• [The task] Exactly repeat the material, dropping only the pictures.

• [Source material]
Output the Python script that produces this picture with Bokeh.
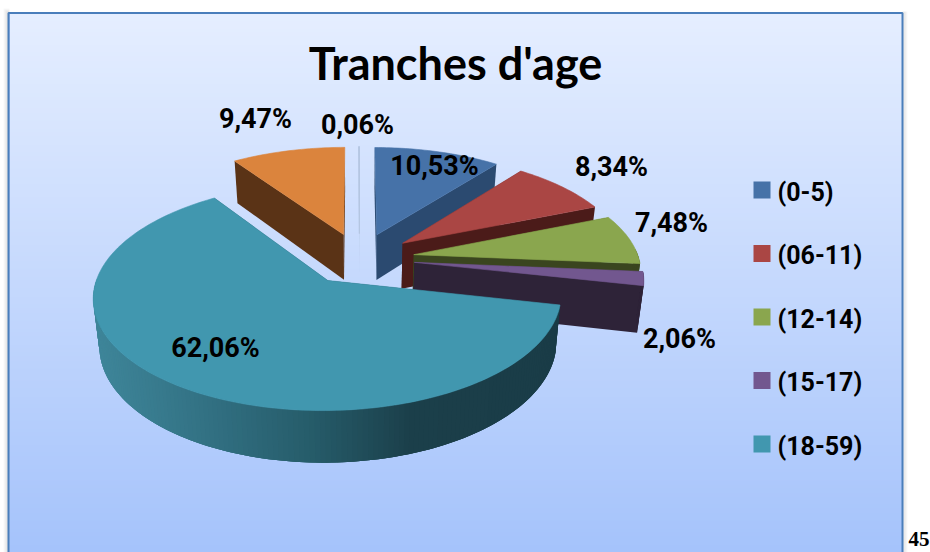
import math
from bokeh.plotting import figure
from bokeh.models import Range1d
from bokeh.core.properties import value
from bokeh.embed import file_html
from bokeh.resources import INLINE

TITLE = "Tranches d'age"
categories = ["(0-5)", "(06-11)", "(12-14)", "(15-17)", "(18-59)"]
slice_names = ["(0-5)", "(06-11)", "(12-14)", "(15-17)", "(18-59)", "autre", "vide"]
shares = [10.53, 8.34, 7.48, 2.06, 62.06, 9.47, 0.06]
share_labels = ["10,53%", "8,34%", "7,48%", "2,06%", "62,06%", "9,47%", "0,06%"]

top_colors = ["#4672A8", "#AA4644", "#8AA64E", "#72578F", "#4197AF", "#DB843D", "#B4C6E2"]
wall_colors = ["#2B4A70", "#4B1B19", "#3A451F", "#2E2338", "#1A3C47", "#5A3316", "#B4C6E2"]
label_xy = [(434, 165), (611, 166), (671, 222), (679, 338), (215, 347), (255, 118), (357, 124)]

W, H = 930, 552
CX, CY, A, B, K, D = 359.0, 258.0, 225.0, 105.4, 0.138, 0.245


def project(x, y):
    w = 1 - K * y
    return CX + A * x / w, CY + B * y / w


def lower(pt):
    return CX + 0.977 * (pt[0] - CX), CY + 46 + 1.04 * (pt[1] - CY)


def wall_shade(x):
    stops = [(100, (62, 133, 153)), (200, (50, 113, 131)), (300, (38, 92, 106)),
             (400, (27, 63, 74)), (560, (26, 60, 71))]
    if x <= stops[0][0]:
        c = stops[0][1]
    else:
        c = stops[-1][1]
        for (x0, c0), (x1, c1) in zip(stops, stops[1:]):
            if x0 <= x <= x1:
                t = (x - x0) / (x1 - x0)
                c = tuple(c0[i] + t * (c1[i] - c0[i]) for i in range(3))
                break
    return "#%02x%02x%02x" % tuple(int(round(v)) for v in c)


p = figure(width=W, height=H, output_backend="svg", toolbar_location=None,
           x_range=Range1d(0, W), y_range=Range1d(H, 0),
           min_border=0, outline_line_color=None, background_fill_color="white",
           border_fill_color="white")
p.axis.visible = False
p.grid.visible = False
p.styles = {"position": "absolute", "left": "0px", "top": "0px"}

# frame shadow, gradient and border
p.quad(left=[3, 4, 5, 6, 902, 902, 902], right=[9, 9, 9, 9, 905, 906, 907], top=[8, 9, 10, 11, 11, 11, 11],
       bottom=[H] * 7, fill_color="#808080", fill_alpha=0.06, line_color=None)
y0, y1 = 12, H
steps = 135
tops = [y0 + (y1 - y0) * i / steps for i in range(steps)]
bots = [y0 + (y1 - y0) * (i + 1) / steps + 0.5 for i in range(steps)]
c0, c1 = (229, 238, 255), (165, 195, 251)
grad = ["#%02x%02x%02x" % tuple(int(round(c0[j] + (c1[j] - c0[j]) * i / (steps - 1))) for j in range(3))
        for i in range(steps)]
p.quad(left=9, right=902, top=tops, bottom=bots, fill_color=grad, line_color=None)
p.line([9, 9], [13, H], line_color="#A9C4F0", line_width=1)
p.line([8, 8, 902, 902], [H, 12.5, 12.5, H], line_color="#4A7EBB", line_width=2)

# pie
starts = []
acc = 0.0
for s in shares:
    starts.append(acc)
    acc += s
total = acc


def ang(pct):
    return 2 * math.pi * pct / total


def slice_geom(i):
    a0, a1 = ang(starts[i]), ang(starts[i] + shares[i])
    mid = (a0 + a1) / 2
    ox, oy = D * math.sin(mid), -D * math.cos(mid)
    n = max(2, int((a1 - a0) / 0.02))
    arc = []
    for j in range(n + 1):
        t = a0 + (a1 - a0) * j / n
        arc.append(project(ox + math.sin(t), oy - math.cos(t)))
    apex = project(ox, oy)
    return apex, arc, a0, a1


order = [5, 6, 0, 1, 2, 3, 4]
for i in order:
    apex, arc, a0, a1 = slice_geom(i)
    wall = wall_colors[i]
    xs, ys, cols = [], [], []
    # radial walls
    for end in (arc[0], arc[-1]):
        q = [apex, end, lower(end), lower(apex)]
        xs.append([c[0] for c in q])
        ys.append([c[1] for c in q])
        cols.append(wall)
    # outer wall: each strip overlaps the one painted before it, so no seams show
    n = len(arc) - 1
    for j in range(n):
        t = a0 + (a1 - a0) * (j + 0.5) / n
        if math.cos(t) > 0.02:
            continue
        back = arc[max(j - 2, 0)]
        q = [back, arc[j], arc[j + 1], lower(arc[j + 1]), lower(arc[j]), lower(back)]
        xs.append([c[0] for c in q])
        ys.append([c[1] for c in q])
        cols.append(wall_shade(0.5 * (q[3][0] + q[4][0])) if i == 4 else wall)
    p.patches(xs, ys, fill_color=cols, line_color=None)
    tx = [apex[0]] + [c[0] for c in arc]
    ty = [apex[1]] + [c[1] for c in arc]
    p.patch(tx, ty, fill_color=top_colors[i], line_color=top_colors[i], line_width=1 if i == 6 else 0.6)

# labels
LABEL_FONT = value("Roboto")
p.text([c[0] for c in label_xy], [c[1] for c in label_xy], text=share_labels,
       text_font=LABEL_FONT, text_font_style="bold", text_font_size="27px",
       text_align="center", text_baseline="middle", text_color="black")

p.text([455], [62], text=[TITLE], text_font=value("Lato"), text_font_style="bold",
       text_font_size="45px", text_align="center", text_baseline="middle", text_color="black")

# legend
leg_y = [189.5 + 63.5 * i for i in range(len(categories))]
p.quad(left=753, right=770, top=[y - 8.5 for y in leg_y], bottom=[y + 8.5 for y in leg_y],
       fill_color=top_colors[:5], line_color=None)
p.text([777] * 5, [y + 2 for y in leg_y], text=categories, text_font=LABEL_FONT, text_font_style="bold",
       text_font_size="25px", text_align="left", text_baseline="middle", text_color="black")

p.text([908], [538], text=["45"], text_font=value("Liberation Serif"), text_font_style="bold",
       text_font_size="21px", text_align="left", text_baseline="middle", text_color="black")

open("out.html", "w").write(file_html(p, INLINE))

• [Written response]
Output the Python script that produces this picture with Bokeh.
import math
from bokeh.plotting import figure
from bokeh.models import Range1d
from bokeh.core.properties import value
from bokeh.embed import file_html
from bokeh.resources import INLINE

TITLE = "Tranches d'age"
categories = ["(0-5)", "(06-11)", "(12-14)", "(15-17)", "(18-59)"]
slice_names = ["(0-5)", "(06-11)", "(12-14)", "(15-17)", "(18-59)", "autre", "vide"]
shares = [10.53, 8.34, 7.48, 2.06, 62.06, 9.47, 0.06]
share_labels = ["10,53%", "8,34%", "7,48%", "2,06%", "62,06%", "9,47%", "0,06%"]

top_colors = ["#4672A8", "#AA4644", "#8AA64E", "#72578F", "#4197AF", "#DB843D", "#B4C6E2"]
wall_colors = ["#2B4A70", "#4B1B19", "#3A451F", "#2E2338", "#1A3C47", "#5A3316", "#B4C6E2"]
label_xy = [(434, 165), (611, 166), (671, 222), (679, 338), (215, 347), (255, 118), (357, 124)]

W, H = 930, 552
CX, CY, A, B, K, D = 359.0, 258.0, 225.0, 105.4, 0.138, 0.245


def project(x, y):
    w = 1 - K * y
    return CX + A * x / w, CY + B * y / w


def lower(pt):
    return CX + 0.977 * (pt[0] - CX), CY + 46 + 1.04 * (pt[1] - CY)


def wall_shade(x):
    stops = [(100, (62, 133, 153)), (200, (50, 113, 131)), (300, (38, 92, 106)),
             (400, (27, 63, 74)), (560, (26, 60, 71))]
    if x <= stops[0][0]:
        c = stops[0][1]
    else:
        c = stops[-1][1]
        for (x0, c0), (x1, c1) in zip(stops, stops[1:]):
            if x0 <= x <= x1:
                t = (x - x0) / (x1 - x0)
                c = tuple(c0[i] + t * (c1[i] - c0[i]) for i in range(3))
                break
    return "#%02x%02x%02x" % tuple(int(round(v)) for v in c)


p = figure(width=W, height=H, output_backend="svg", toolbar_location=None,
           x_range=Range1d(0, W), y_range=Range1d(H, 0),
           min_border=0, outline_line_color=None, background_fill_color="white",
           border_fill_color="white")
p.axis.visible = False
p.grid.visible = False
p.styles = {"position": "absolute", "left": "0px", "top": "0px"}

# frame shadow, gradient and border
p.quad(left=[3, 4, 5, 6, 902, 902, 902], right=[9, 9, 9, 9, 905, 906, 907], top=[8, 9, 10, 11, 11, 11, 11],
       bottom=[H] * 7, fill_color="#808080", fill_alpha=0.06, line_color=None)
y0, y1 = 12, H
steps = 135
tops = [y0 + (y1 - y0) * i / steps for i in range(steps)]
bots = [y0 + (y1 - y0) * (i + 1) / steps + 0.5 for i in range(steps)]
c0, c1 = (229, 238, 255), (165, 195, 251)
grad = ["#%02x%02x%02x" % tuple(int(round(c0[j] + (c1[j] - c0[j]) * i / (steps - 1))) for j in range(3))
        for i in range(steps)]
p.quad(left=9, right=902, top=tops, bottom=bots, fill_color=grad, line_color=None)
p.line([9, 9], [13, H], line_color="#A9C4F0", line_width=1)
p.line([8, 8, 902, 902], [H, 12.5, 12.5, H], line_color="#4A7EBB", line_width=2)

# pie
starts = []
acc = 0.0
for s in shares:
    starts.append(acc)
    acc += s
total = acc


def ang(pct):
    return 2 * math.pi * pct / total


def slice_geom(i):
    a0, a1 = ang(starts[i]), ang(starts[i] + shares[i])
    mid = (a0 + a1) / 2
    ox, oy = D * math.sin(mid), -D * math.cos(mid)
    n = max(2, int((a1 - a0) / 0.02))
    arc = []
    for j in range(n + 1):
        t = a0 + (a1 - a0) * j / n
        arc.append(project(ox + math.sin(t), oy - math.cos(t)))
    apex = project(ox, oy)
    return apex, arc, a0, a1


order = [5, 6, 0, 1, 2, 3, 4]
for i in order:
    apex, arc, a0, a1 = slice_geom(i)
    wall = wall_colors[i]
    xs, ys, cols = [], [], []
    # radial walls
    for end in (arc[0], arc[-1]):
        q = [apex, end, lower(end), lower(apex)]
        xs.append([c[0] for c in q])
        ys.append([c[1] for c in q])
        cols.append(wall)
    # outer wall: each strip overlaps the one painted before it, so no seams show
    n = len(arc) - 1
    for j in range(n):
        t = a0 + (a1 - a0) * (j + 0.5) / n
        if math.cos(t) > 0.02:
            continue
        back = arc[max(j - 2, 0)]
        q = [back, arc[j], arc[j + 1], lower(arc[j + 1]), lower(arc[j]), lower(back)]
        xs.append([c[0] for c in q])
        ys.append([c[1] for c in q])
        cols.append(wall_shade(0.5 * (q[3][0] + q[4][0])) if i == 4 else wall)
    p.patches(xs, ys, fill_color=cols, line_color=None)
    tx = [apex[0]] + [c[0] for c in arc]
    ty = [apex[1]] + [c[1] for c in arc]
    p.patch(tx, ty, fill_color=top_colors[i], line_color=top_colors[i], line_width=1 if i == 6 else 0.6)

# labels
LABEL_FONT = value("Roboto")
p.text([c[0] for c in label_xy], [c[1] for c in label_xy], text=share_labels,
       text_font=LABEL_FONT, text_font_style="bold", text_font_size="27px",
       text_align="center", text_baseline="middle", text_color="black")

p.text([455], [62], text=[TITLE], text_font=value("Lato"), text_font_style="bold",
       text_font_size="45px", text_align="center", text_baseline="middle", text_color="black")

# legend
leg_y = [189.5 + 63.5 * i for i in range(len(categories))]
p.quad(left=753, right=770, top=[y - 8.5 for y in leg_y], bottom=[y + 8.5 for y in leg_y],
       fill_color=top_colors[:5], line_color=None)
p.text([777] * 5, [y + 2 for y in leg_y], text=categories, text_font=LABEL_FONT, text_font_style="bold",
       text_font_size="25px", text_align="left", text_baseline="middle", text_color="black")

p.text([908], [538], text=["45"], text_font=value("Liberation Serif"), text_font_style="bold",
       text_font_size="21px", text_align="left", text_baseline="middle", text_color="black")

open("out.html", "w").write(file_html(p, INLINE))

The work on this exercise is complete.